Requirement - Give every line back verbatim, dropping all images.

####

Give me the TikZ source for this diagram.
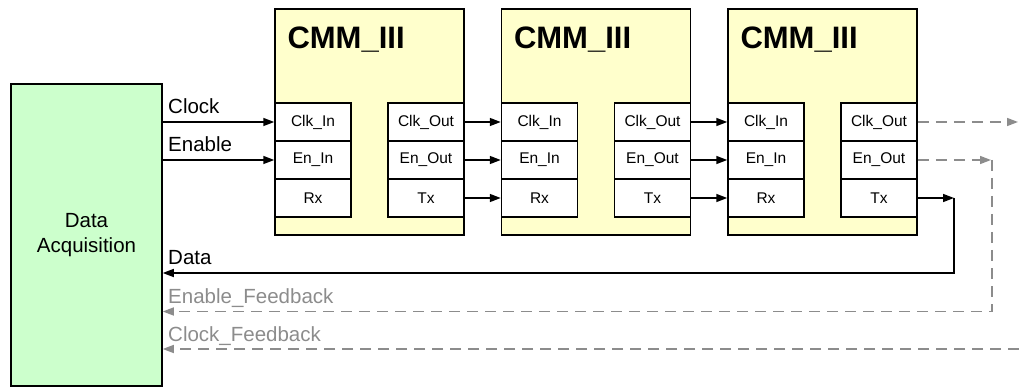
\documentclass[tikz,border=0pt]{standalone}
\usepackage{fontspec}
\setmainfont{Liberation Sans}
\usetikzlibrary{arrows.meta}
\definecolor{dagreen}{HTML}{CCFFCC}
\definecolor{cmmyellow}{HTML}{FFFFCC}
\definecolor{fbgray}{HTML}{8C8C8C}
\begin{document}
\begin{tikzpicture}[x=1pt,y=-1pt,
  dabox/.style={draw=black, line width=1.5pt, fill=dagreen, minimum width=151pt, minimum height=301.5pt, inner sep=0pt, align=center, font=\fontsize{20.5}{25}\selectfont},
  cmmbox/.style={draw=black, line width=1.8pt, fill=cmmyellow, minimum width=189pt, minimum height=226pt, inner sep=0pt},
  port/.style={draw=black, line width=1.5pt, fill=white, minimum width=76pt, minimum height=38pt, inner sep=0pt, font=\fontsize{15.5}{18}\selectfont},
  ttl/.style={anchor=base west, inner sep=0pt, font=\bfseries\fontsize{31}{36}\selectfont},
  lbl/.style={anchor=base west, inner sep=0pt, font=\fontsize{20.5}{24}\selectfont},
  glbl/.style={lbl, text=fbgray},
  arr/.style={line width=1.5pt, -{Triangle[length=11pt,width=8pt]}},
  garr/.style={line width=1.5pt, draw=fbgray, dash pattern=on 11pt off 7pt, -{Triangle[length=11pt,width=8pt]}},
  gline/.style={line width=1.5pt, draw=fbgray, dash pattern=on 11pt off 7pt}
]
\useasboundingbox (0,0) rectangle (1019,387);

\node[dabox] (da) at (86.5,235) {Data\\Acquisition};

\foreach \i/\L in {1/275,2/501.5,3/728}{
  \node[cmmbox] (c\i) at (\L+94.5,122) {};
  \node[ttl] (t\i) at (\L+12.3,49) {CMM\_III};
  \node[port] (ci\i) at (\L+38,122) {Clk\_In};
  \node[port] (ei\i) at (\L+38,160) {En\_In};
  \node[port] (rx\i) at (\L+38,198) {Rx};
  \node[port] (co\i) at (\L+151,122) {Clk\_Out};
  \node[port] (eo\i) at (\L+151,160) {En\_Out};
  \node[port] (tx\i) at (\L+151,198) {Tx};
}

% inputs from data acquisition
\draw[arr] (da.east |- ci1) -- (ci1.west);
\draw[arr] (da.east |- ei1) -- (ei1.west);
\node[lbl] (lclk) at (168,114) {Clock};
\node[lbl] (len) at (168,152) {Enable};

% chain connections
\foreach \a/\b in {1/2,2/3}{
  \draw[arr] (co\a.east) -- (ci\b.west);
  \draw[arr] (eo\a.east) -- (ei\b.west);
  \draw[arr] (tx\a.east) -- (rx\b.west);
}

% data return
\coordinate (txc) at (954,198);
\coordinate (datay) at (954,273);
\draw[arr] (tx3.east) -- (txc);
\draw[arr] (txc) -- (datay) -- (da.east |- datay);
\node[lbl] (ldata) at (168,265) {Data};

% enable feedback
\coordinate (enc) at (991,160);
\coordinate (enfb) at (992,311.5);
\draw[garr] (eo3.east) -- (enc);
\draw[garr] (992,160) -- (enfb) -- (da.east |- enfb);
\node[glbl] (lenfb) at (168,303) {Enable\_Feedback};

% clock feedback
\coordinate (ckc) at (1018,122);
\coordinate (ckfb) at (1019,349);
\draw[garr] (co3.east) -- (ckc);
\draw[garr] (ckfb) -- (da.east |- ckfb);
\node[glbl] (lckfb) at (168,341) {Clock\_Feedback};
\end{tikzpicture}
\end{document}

####

Solved problem -
Give me the TikZ source for this diagram.
\documentclass[tikz,border=0pt]{standalone}
\usepackage{fontspec}
\setmainfont{Liberation Sans}
\usetikzlibrary{arrows.meta}
\definecolor{dagreen}{HTML}{CCFFCC}
\definecolor{cmmyellow}{HTML}{FFFFCC}
\definecolor{fbgray}{HTML}{8C8C8C}
\begin{document}
\begin{tikzpicture}[x=1pt,y=-1pt,
  dabox/.style={draw=black, line width=1.5pt, fill=dagreen, minimum width=151pt, minimum height=301.5pt, inner sep=0pt, align=center, font=\fontsize{20.5}{25}\selectfont},
  cmmbox/.style={draw=black, line width=1.8pt, fill=cmmyellow, minimum width=189pt, minimum height=226pt, inner sep=0pt},
  port/.style={draw=black, line width=1.5pt, fill=white, minimum width=76pt, minimum height=38pt, inner sep=0pt, font=\fontsize{15.5}{18}\selectfont},
  ttl/.style={anchor=base west, inner sep=0pt, font=\bfseries\fontsize{31}{36}\selectfont},
  lbl/.style={anchor=base west, inner sep=0pt, font=\fontsize{20.5}{24}\selectfont},
  glbl/.style={lbl, text=fbgray},
  arr/.style={line width=1.5pt, -{Triangle[length=11pt,width=8pt]}},
  garr/.style={line width=1.5pt, draw=fbgray, dash pattern=on 11pt off 7pt, -{Triangle[length=11pt,width=8pt]}},
  gline/.style={line width=1.5pt, draw=fbgray, dash pattern=on 11pt off 7pt}
]
\useasboundingbox (0,0) rectangle (1019,387);

\node[dabox] (da) at (86.5,235) {Data\\Acquisition};

\foreach \i/\L in {1/275,2/501.5,3/728}{
  \node[cmmbox] (c\i) at (\L+94.5,122) {};
  \node[ttl] (t\i) at (\L+12.3,49) {CMM\_III};
  \node[port] (ci\i) at (\L+38,122) {Clk\_In};
  \node[port] (ei\i) at (\L+38,160) {En\_In};
  \node[port] (rx\i) at (\L+38,198) {Rx};
  \node[port] (co\i) at (\L+151,122) {Clk\_Out};
  \node[port] (eo\i) at (\L+151,160) {En\_Out};
  \node[port] (tx\i) at (\L+151,198) {Tx};
}

% inputs from data acquisition
\draw[arr] (da.east |- ci1) -- (ci1.west);
\draw[arr] (da.east |- ei1) -- (ei1.west);
\node[lbl] (lclk) at (168,114) {Clock};
\node[lbl] (len) at (168,152) {Enable};

% chain connections
\foreach \a/\b in {1/2,2/3}{
  \draw[arr] (co\a.east) -- (ci\b.west);
  \draw[arr] (eo\a.east) -- (ei\b.west);
  \draw[arr] (tx\a.east) -- (rx\b.west);
}

% data return
\coordinate (txc) at (954,198);
\coordinate (datay) at (954,273);
\draw[arr] (tx3.east) -- (txc);
\draw[arr] (txc) -- (datay) -- (da.east |- datay);
\node[lbl] (ldata) at (168,265) {Data};

% enable feedback
\coordinate (enc) at (991,160);
\coordinate (enfb) at (992,311.5);
\draw[garr] (eo3.east) -- (enc);
\draw[garr] (992,160) -- (enfb) -- (da.east |- enfb);
\node[glbl] (lenfb) at (168,303) {Enable\_Feedback};

% clock feedback
\coordinate (ckc) at (1018,122);
\coordinate (ckfb) at (1019,349);
\draw[garr] (co3.east) -- (ckc);
\draw[garr] (ckfb) -- (da.east |- ckfb);
\node[glbl] (lckfb) at (168,341) {Clock\_Feedback};
\end{tikzpicture}
\end{document}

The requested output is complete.